Problem requirements = Each line from the top of the listing through the one holding "plt.rcParams['font.family'] = ['Liberation" should be restated word for word, with nothing added and no pictures.

Information shown =
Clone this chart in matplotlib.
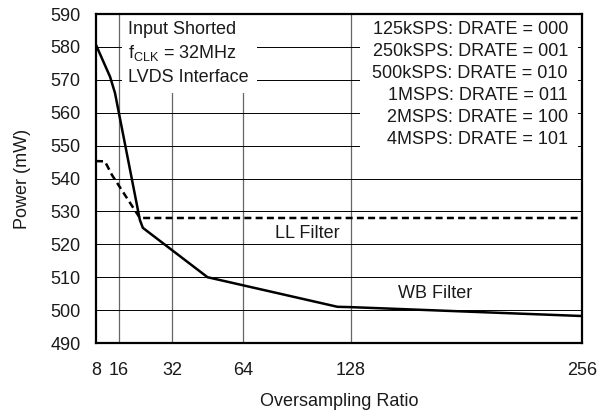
import matplotlib
matplotlib.use("Agg")
import matplotlib.pyplot as plt
from matplotlib.patches import Rectangle
import numpy as np

plt.rcParams['font.family'] = ['Liberation Sans', 'DejaVu Sans']

# oversampling ratio ticks and where they sit along the (non-uniform) axis
osr_ticks = [8, 16, 32, 64, 128, 256]
osr_pos = [0, 23, 76, 147, 255, 486]

power_ticks = list(range(490, 591, 10))

# WB filter curve
wb_osr = [8, 12.9, 14.6, 22.3, 23.2, 48, 120, 128, 256]
wb_power = [580.6, 570.9, 566.0, 527.4, 525.0, 510.0, 501.0, 500.9, 498.2]

# LL filter curve
ll_osr = [8, 11.1, 13.6, 22.3, 256]
ll_power = [545.3, 545.2, 541.0, 528.0, 528.0]

rate_lines = ["125kSPS: DRATE = 000", "250kSPS: DRATE = 001", "500kSPS: DRATE = 010",
              "1MSPS: DRATE = 011", "2MSPS: DRATE = 100", "4MSPS: DRATE = 101"]
cond_lines = ["Input Shorted", r"f$_{\mathregular{CLK}}$ = 32MHz", "LVDS Interface"]

FS = 13
TXT = '#1a1a1a'


def fwd(x):
    return np.interp(x, osr_ticks, osr_pos)


def inv(p):
    return np.interp(p, osr_pos, osr_ticks)


fig = plt.figure(figsize=(6.12, 4.12), dpi=100)
ax = fig.add_axes([96 / 612, 1 - 343 / 412, 486 / 612, 329 / 412])
ax.set_xscale('function', functions=(fwd, inv))
ax.set_xlim(8, 256)
ax.set_ylim(490, 590)
ax.set_xticks(osr_ticks)
ax.set_xticklabels([str(t) for t in osr_ticks])
ax.set_yticks(power_ticks)
ax.xaxis.set_minor_locator(plt.NullLocator())
ax.tick_params(axis='both', length=0, labelsize=FS, labelcolor=TXT)
ax.tick_params(axis='x', pad=14)
ax.tick_params(axis='y', pad=11)

for t in osr_ticks[1:-1]:
    ax.axvline(t, color='#666666', lw=0.9, zorder=1)
for p in power_ticks[1:-1]:
    ax.axhline(p, color='black', lw=0.7, zorder=1)

for s in ax.spines.values():
    s.set_linewidth(1.6)

# white boxes behind the annotations
ax.add_patch(Rectangle((0.053, 0.76), 0.278, 0.24, transform=ax.transAxes,
                       facecolor='white', edgecolor='none', zorder=2))
ax.add_patch(Rectangle((0.543, 0.556), 0.449, 0.444, transform=ax.transAxes,
                       facecolor='white', edgecolor='none', zorder=2))

ax.plot(wb_osr, wb_power, color='black', lw=1.8, zorder=3)
ax.plot(ll_osr, ll_power, color='black', lw=1.8, dashes=(2.8, 1.7), zorder=3)

cond_y = [30, 53, 78]
for txt, yy in zip(cond_lines, cond_y):
    ax.text((128 - 96) / 486, (343 - yy) / 329, txt, transform=ax.transAxes,
            ha='left', va='center', fontsize=FS, color=TXT, zorder=4)

rate_y = [30, 51.7, 73.3, 95, 117, 139]
for txt, yy in zip(rate_lines, rate_y):
    ax.text((568 - 96) / 486, (343 - yy) / 329, txt, transform=ax.transAxes,
            ha='right', va='center', fontsize=FS, color=TXT, zorder=4)

ax.text(102, 523.3, "LL Filter", ha='center', va='center', fontsize=FS, color=TXT, zorder=4)
ax.text(174.5, 504.9, "WB Filter", ha='center', va='center', fontsize=FS, color=TXT, zorder=4)

ax.set_xlabel("Oversampling Ratio", fontsize=FS, color=TXT, labelpad=10)
ax.set_ylabel("Power (mW)", fontsize=FS, color=TXT, labelpad=14)

fig.savefig("out.png", dpi=100)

Response =
Clone this chart in matplotlib.
import matplotlib
matplotlib.use("Agg")
import matplotlib.pyplot as plt
from matplotlib.patches import Rectangle
import numpy as np

plt.rcParams['font.family'] = ['Liberation Sans', 'DejaVu Sans']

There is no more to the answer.